To offer to tailor testimony in exchange for compensation is illegal. By conveying the offer to the purchasing shareholder, the lawyer's services were used to further the illegal act of the client. Revealing the seller's offer falls within the MRPC 1.6(c)(3) and (4) exceptions to confidences and secrets.

The lawyer has discretion to divulge the seller's offer to exchange testimony for compensation.

MRPC 1.2(c) states:

    "(c) A lawyer shall not counsel a client to engage, or assist a client, in conduct that the lawyer knows is illegal or fraudulent, but a lawyer may discuss the legal consequences of any proposed course of conduct with a client and may counsel or assist a client to make a good-faith effort to determine the validity, scope, meaning or application of the law."
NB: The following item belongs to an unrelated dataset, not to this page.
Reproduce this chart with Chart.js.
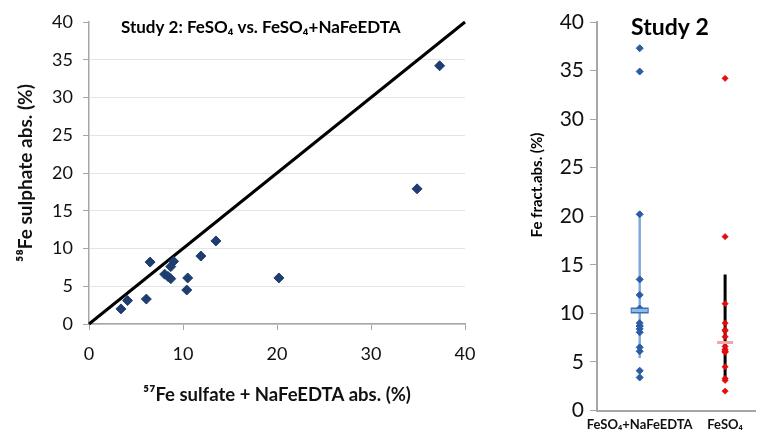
<!DOCTYPE html>
<html>
<head>
<meta charset="utf-8">
<script src="https://cdn.jsdelivr.net/npm/chart.js@4.4.1/dist/chart.umd.min.js"></script>
<style>
  body { margin: 0; background: #fff; }
  #wrap { position: relative; width: 770px; height: 430px; overflow: hidden; }
  #left { position: absolute; left: 0; top: 0; }
  #right { position: absolute; left: 480px; top: 0; }
</style>
</head>
<body>
<div id="wrap">
  <canvas id="left" width="480" height="430"></canvas>
  <canvas id="right" width="290" height="430"></canvas>
</div>
<script>
// fractional absorption per subject, study 2
var edtaAbs     = [3.4, 4.1, 6.1, 6.5, 8.05, 8.4, 8.7, 8.7, 9.0, 10.4, 10.5, 11.9, 13.5, 20.2, 34.9, 37.3];
var sulphateAbs = [2.0, 3.1, 3.3, 8.2, 6.6, 6.3, 6.0, 7.6, 8.3, 4.5, 6.1, 9.0, 11.0, 6.1, 17.9, 34.2];
var identityEnds = [0, 40];

// right panel groups
var groupLabels = ['FeSO\u2084+NaFeEDTA', 'FeSO\u2084'];
var groupMeans  = [10.3, 7.0];
var groupLow    = [5.4, 3.3];
var groupHigh   = [19.9, 14.0];

var FONT = "Lato, 'Noto Sans', sans-serif";
Chart.defaults.font.family = FONT;
Chart.defaults.color = '#111';

// draws free text (titles sitting inside the plot area)
var panelText = {
    id: 'panelText',
    afterDraw: function(chart, args, opts) {
        var ctx = chart.ctx;
        (opts.items || []).forEach(function(it) {
            ctx.save();
            ctx.font = it.font;
            ctx.fillStyle = '#000';
            ctx.textAlign = it.align || 'center';
            ctx.textBaseline = 'middle';
            ctx.translate(it.x, it.y);
            if (it.rotation) ctx.rotate(it.rotation);
            ctx.fillText(it.text, 0, 0);
            ctx.restore();
        });
    }
};

var axisGray = '#a6a6a6';

new Chart(document.getElementById('left'), {
    type: 'scatter',
    data: {
        datasets: [{
            data: edtaAbs.map(function(x, i) { return {x: x, y: sulphateAbs[i]}; }),
            pointStyle: 'rectRot',
            pointRadius: 5,
            backgroundColor: '#1f3e70',
            borderColor: '#1f3e70',
            borderWidth: 1
        }, {
            data: identityEnds.map(function(v) { return {x: v, y: v}; }),
            showLine: true,
            borderColor: '#000',
            borderWidth: 3,
            pointRadius: 0,
            clip: false
        }]
    },
    options: {
        responsive: false,
        animation: false,
        layout: { padding: { top: 22, right: 15, bottom: 20, left: 0 } },
        plugins: {
            legend: { display: false },
            tooltip: { enabled: false },
            panelText: {
                items: [{ text: 'Study 2: FeSO\u2084 vs. FeSO\u2084+NaFeEDTA', x: 121, y: 28, align: 'left', font: 'bold 17px ' + FONT }]
            }
        },
        scales: {
            x: {
                min: 0, max: 40,
                ticks: { stepSize: 10, font: { size: 18 }, padding: 13 },
                grid: { drawOnChartArea: false, tickLength: 6, tickColor: axisGray },
                border: { color: axisGray, width: 1.5 },
                title: { display: true, text: '\u2075\u2077Fe sulfate + NaFeEDTA abs. (%)', font: { size: 18.5, weight: 'bold' }, padding: { top: 4, bottom: 4 } },
                afterFit: function(s) { s.height = 86; s.paddingLeft = 0; s.paddingRight = 0; }
            },
            y: {
                min: 0, max: 40,
                ticks: { stepSize: 5, font: { size: 18 }, padding: 10 },
                grid: {
                    color: function(c) { return c.tick && c.tick.value === 40 ? 'rgba(0,0,0,0)' : '#e4e4e4'; },
                    tickLength: 6, tickColor: axisGray
                },
                border: { color: axisGray, width: 1.5 },
                title: { display: true, text: '\u2075\u2078Fe sulphate abs. (%)', font: { size: 19, weight: 'bold' }, padding: { top: 14 } },
                afterFit: function(s) { s.width = 89; }
            }
        }
    },
    plugins: [panelText]
});

function column(vals, g) {
    return vals.map(function(v) { return {x: g, y: v}; });
}

new Chart(document.getElementById('right'), {
    type: 'scatter',
    data: {
        datasets: [{
            // mean markers
            data: [{x: 0, y: groupMeans[0]}],
            pointStyle: 'line', pointRadius: 8, borderWidth: 3,
            borderColor: '#8dbbe8', order: 0
        }, {
            data: [{x: 0, y: groupMeans[0]}],
            pointStyle: 'line', pointRadius: 9, borderWidth: 6,
            borderColor: '#3d6fb5', order: 1
        }, {
            data: [{x: 1, y: groupMeans[1]}],
            pointStyle: 'line', pointRadius: 8, borderWidth: 3,
            borderColor: '#f2a5a5', order: 0
        }, {
            data: column(edtaAbs, 0),
            pointStyle: 'rectRot', pointRadius: 3.5,
            backgroundColor: '#2b5ca6', borderColor: '#2b5ca6', borderWidth: 1, order: 2
        }, {
            data: column(sulphateAbs, 1),
            pointStyle: 'rectRot', pointRadius: 3.2,
            backgroundColor: '#e30b0b', borderColor: '#e30b0b', borderWidth: 0.5, order: 2
        }, {
            data: [{x: 0, y: groupLow[0]}, {x: 0, y: groupHigh[0]}],
            showLine: true, borderColor: '#7eaadb', borderWidth: 2.5, pointRadius: 0, order: 3
        }, {
            data: [{x: 1, y: groupLow[1]}, {x: 1, y: groupHigh[1]}],
            showLine: true, borderColor: '#000', borderWidth: 3, pointRadius: 0, order: 3
        }]
    },
    options: {
        responsive: false,
        animation: false,
        layout: { padding: { top: 22, right: 0, bottom: 0, left: 0 } },
        plugins: {
            legend: { display: false },
            tooltip: { enabled: false },
            panelText: {
                items: [
                    { text: 'Study 2', x: 190, y: 28, font: 'bold 23px ' + FONT },
                    { text: 'Fe fract.abs. (%)', x: 57, y: 185, rotation: -Math.PI / 2, font: 'bold 15px ' + FONT }
                ]
            }
        },
        scales: {
            x: {
                min: -0.5, max: 1.35,
                afterBuildTicks: function(s) { s.ticks = [{value: 0}, {value: 1}]; },
                ticks: {
                    autoSkip: false, maxRotation: 0, minRotation: 0, padding: 7,
                    font: { size: 13, weight: 'bold' },
                    callback: function(v) { return groupLabels[v]; }
                },
                grid: { drawOnChartArea: false, drawTicks: false },
                border: { color: axisGray, width: 2 },
                afterFit: function(s) { s.height = 19.5; }
            },
            y: {
                min: 0, max: 40,
                ticks: { stepSize: 5, font: { size: 21 }, padding: 6 },
                grid: { drawOnChartArea: false, tickLength: 7, tickColor: axisGray },
                border: { color: axisGray, width: 2 },
                afterFit: function(s) { s.width = 117; }
            }
        }
    },
    plugins: [panelText]
});
</script>
</body>
</html>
The lawyer should explain to both shareholders and the accountant that the lawyer is disqualified from representing any of them in the tax matter, and urge the seller to rectify the consequences of the illegal act. The lawyer should explain that the lawyer has discretion under MRPC 1.6(c)(3) and (4) to disclose the offer if the seller fails to rectify the consequences. The lawyer's testimony in the tax matter would contradict the proposed testimony of the seller, and would benefit the purchasing shareholder and the corporation. The lawyer's disclosure of the offer would benefit the lawyer by mitigating any culpability of the lawyer for conveying the illegal offer to the purchasing shareholder.